I was supposed to work today, a Sunday. Yesterday I went with a co-worker and spent 8 hours driving to Colorado Springs in the snow, installing window graphics on two banks, and driving back. Afterwards, I allowed myself to enjoy a Saturday and went to another co-worker's birthday celebration. I sang some comically offensive song, drank some delicious beer, and made a great night. I defended my friend and co-worker against those who would seek to hurt his feelings, and then I laughed and made everone else laugh.
Today I woke up exhausted, so I shot a text to my co-worker. Today is a snow day, I'm going to enjoy it. I took a brief ride in the beat up, battle-ridden BattleWagon (whose recovery from the infamous Battle of Trout Creek is still on-going). I went to the grocery store and got the fixings for a crock-pot of Red Chili, using hot italian sausage and ground buffalo instead of the more traditional ground beef. I spruced my apartment up, and I caught up on some liberally religious newsletters I've been neglecting.
It's amazing to me how much we neglect when we get so caught up in things. We work and do chores and go to sleep. We wake up, we do it all over again.
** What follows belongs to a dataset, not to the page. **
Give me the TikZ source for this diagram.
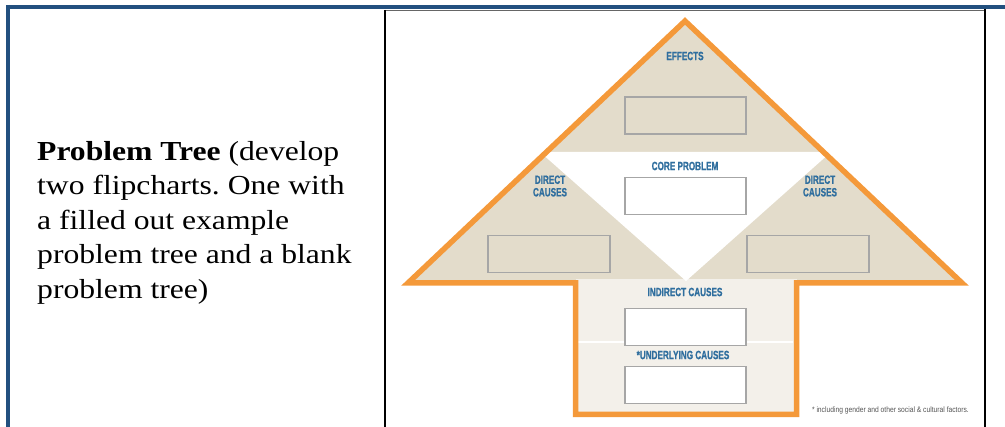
\documentclass[tikz,border=0pt]{standalone}
\usepackage{fontspec}
\setmainfont{Liberation Serif}[FakeStretch=1.15]
\newfontfamily\lblfont{Liberation Sans Bold}[FakeStretch=0.68, FakeBold=0.9]
\newfontfamily\notefont{Liberation Sans}[FakeStretch=0.85]
\frenchspacing

\definecolor{framblue}{HTML}{22507F}
\definecolor{arroworange}{HTML}{F4993A}
\definecolor{treebeige}{HTML}{E3DCCB}
\definecolor{stemfill}{HTML}{F3F0EA}
\definecolor{lblblue}{HTML}{2F6E9E}
\definecolor{boxgray}{HTML}{A6A6A6}
\definecolor{notegray}{HTML}{555555}

\tikzset{
  blank/.style={draw=boxgray, line width=1.8pt, minimum width=121pt,
    minimum height=37pt, inner sep=0pt, outer sep=0pt},
  lbl/.style={text=lblblue, inner sep=0pt, align=center,
    font=\lblfont\fontsize{12}{12.5}\selectfont},
  cellrule/.style={line width=1.4pt, black},
}

\begin{document}
\begin{tikzpicture}[x=1pt, y=-1pt]
\useasboundingbox (0,0) rectangle (1005,427);

% table frame
\draw[framblue, line width=4pt] (6,7) -- (1005,7);
\draw[framblue, line width=4pt] (8,5) -- (8,427);
\draw[black!60, line width=0.8pt] (385,10) -- (985,10);
\draw[cellrule] (385,10) -- (385,427);
\draw[cellrule] (985,9) -- (985,427);

% left cell text
\node[anchor=north west, inner sep=0pt, align=left,
      font=\fontsize{27.5}{34.5}\selectfont] (desc) at (37,141)
  {\textbf{Problem Tree} (develop\\two flipcharts. One with\\a filled out example\\problem tree and a blank\\problem tree)};

% tree background areas
\fill[treebeige] (408,283) -- (685,21) -- (962,283) -- cycle;
\fill[stemfill] (575.5,279) rectangle (796.5,414.5);
\fill[white] (540,152) -- (831,152) -- (686,281) -- cycle;
\draw[white, line width=2pt] (578,342) -- (793,342);

% arrow outline
\draw[arroworange, line width=5.5pt, line join=miter]
  (408,283) -- (685,21) -- (962,283) -- (796.5,283) -- (796.5,414.5)
  -- (575.5,414.5) -- (575.5,283) -- cycle;

% labels
\node[lbl] (effects) at (685,56) {EFFECTS};
\node[lbl] (core) at (685,166) {CORE PROBLEM};
\node[lbl] (directl) at (550,186) {DIRECT\\CAUSES};
\node[lbl] (directr) at (820,186) {DIRECT\\CAUSES};
\node[lbl] (indirect) at (685,292) {INDIRECT CAUSES};
\node[lbl] (underlying) at (683,355) {*UNDERLYING CAUSES};

% blank boxes
\node[blank] (effbox) at (685.5,115.5) {};
\node[blank, fill=white] (corebox) at (685.5,196) {};
\node[blank, minimum width=122pt] (dlbox) at (549,254) {};
\node[blank, minimum width=122pt] (drbox) at (808,254) {};
\node[blank, fill=white] (indbox) at (685.5,327) {};
\node[blank, fill=white] (undbox) at (685.5,385) {};

% footnote
\node[anchor=base east, inner sep=0pt, text=notegray,
      font=\notefont\fontsize{7.9}{9}\selectfont] (note) at (969,413)
  {* including gender and other social \& cultural factors.};
\end{tikzpicture}
\end{document}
Sometimes we squeeze in some time for reading or, accidentally, TV. We listen to the radio during our commutes, and we go on with our lives having just had a snippet of what may be going on in the larger world than our own.
Last night, I met some incredible people and had a wonderful time. It was excellent to be able to get out and do something that wasn't the normal ebb and flow of life. Today, I'm learning how important it is that we all do this regularly. It's difficult to do, I know, but it's necessary for our sanity to take time to appreciate or even accept that there are things, people, pets, news... there is stuff that we're missing. To gain knowledge is to truly grow a healthy thirst for more knowledge, and when we fail to come to terms with this, we become stagnant, not desiring to learn or do anything else, for that matter.
Don't be complacent or stagnant or bland with your life. Learn and grow and learn some more. It's much too short a trip here on this blue and green and white sphere to simply let it fly by us and vanish.